Networked software is often built using a service-oriented architecture, but networked machine learning applications may be easier to manage using a different programming style.

What's new: Andrei Paleyes, Christian Cabrera, and Neil D. Lawrence at University of Cambridge compared the work required to build a business-oriented machine learning program using a service oriented architecture (SOA) and flow-based programming (FBP).

Key insight: SOA divides a program into services — bundles of functions and memory for, say, navigation, payment processing, and collecting customer ratings in a ride-sharing app — connected to a central hub that passes messages among them. In this arrangement, machine learning applications that draw on large databases generate a high volume of messages, which can require a lot of computation and time spent debugging. FBP, by contrast, conceives a program as a network of functions, or nodes, that exchange data directly with one another. This approach cuts the amount of communication required and makes it easier to track data paths, making it easier to build efficient machine learning programs.

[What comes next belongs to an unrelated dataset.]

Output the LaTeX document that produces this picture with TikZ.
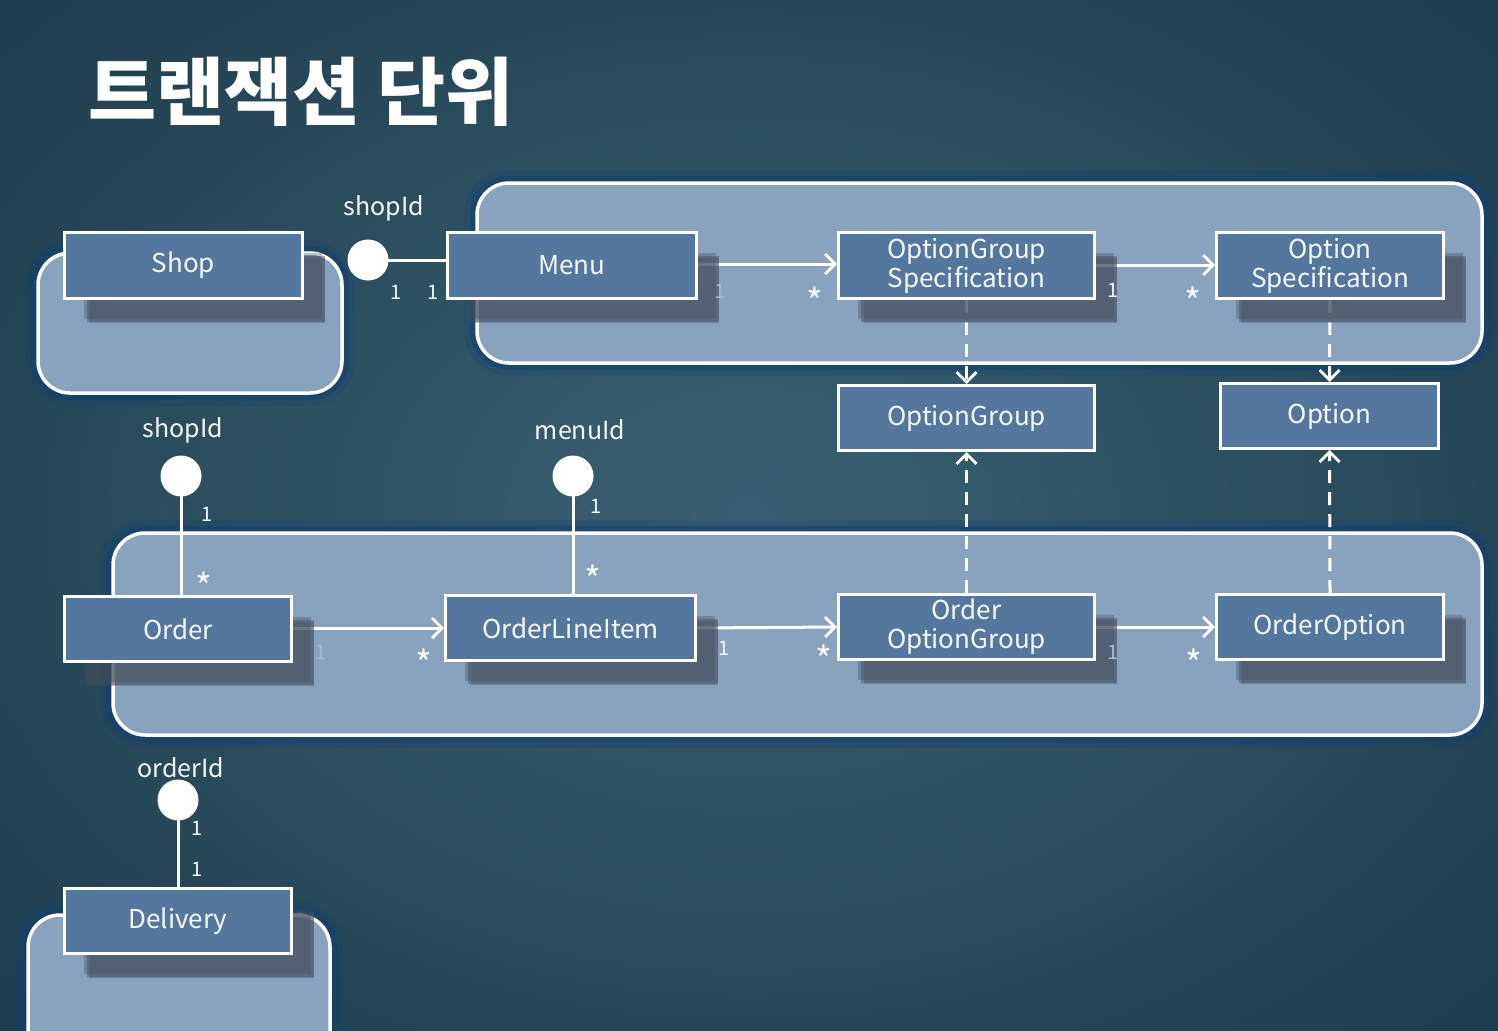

How it works: Over three phases of development, the authors used SOA and FBT to implement taxi-booking applications that took advantage of machine learning. Then they measured the impact of each programming approach on code size, ease of revision, and code complexity.

  • In Phase 1, the authors built separate modules that assigned drivers to incoming ride requests, kept track of rides, updated information such as passenger pickup and drop-off times, and measured passenger wait times. SOA called for rider and driver services, while FBP required nodes to handle the interactions among each data stream, such as allocating a ride or calculating the wait time.
  • In Phase 2, they added the ability to collect simulated ride requests, driver locations, and rider wait times. Using SOA, they built a new service and modified each previous service to collect the data. Using FBP, they added a node to capture these inputs and outputs.
  • In Phase 3, they added a machine learning model trained to estimate passenger wait times using the data collected in Phase 2. The changes required in both approaches were similar. Using FBP, they added a node; using SOA, they added a service.

Results: Both approaches showed distinct benefits. FBP produced a better cognitive complexity score (a measurement of how difficult a code is to understand, where higher is more difficult) in all phases of development. For instance, in Phase 3, FPB scored 1.4 while SOA scored 2.0. On the other hand, the SOA code was easier to revise and less complex in all phases of development. (The authors point out that SOA may have scored higher because it’s more widely used and many libraries exist to reduce code size and complexity. With similar libraries, FBT might catch up.)

Why it matters: FBP provided a better developer experience during data collection, according to the authors’ subjective evaluation. This would allow developers to spend more time optimizing data capture and quality. In addition, reducing the expertise required for data collection could enable machine learning engineers to play a bigger role in that process and improve a model’s performance from the data up.

We’re thinking: Given the ambiguous results, going with the flow might mean sticking with the more familiar SOA approach.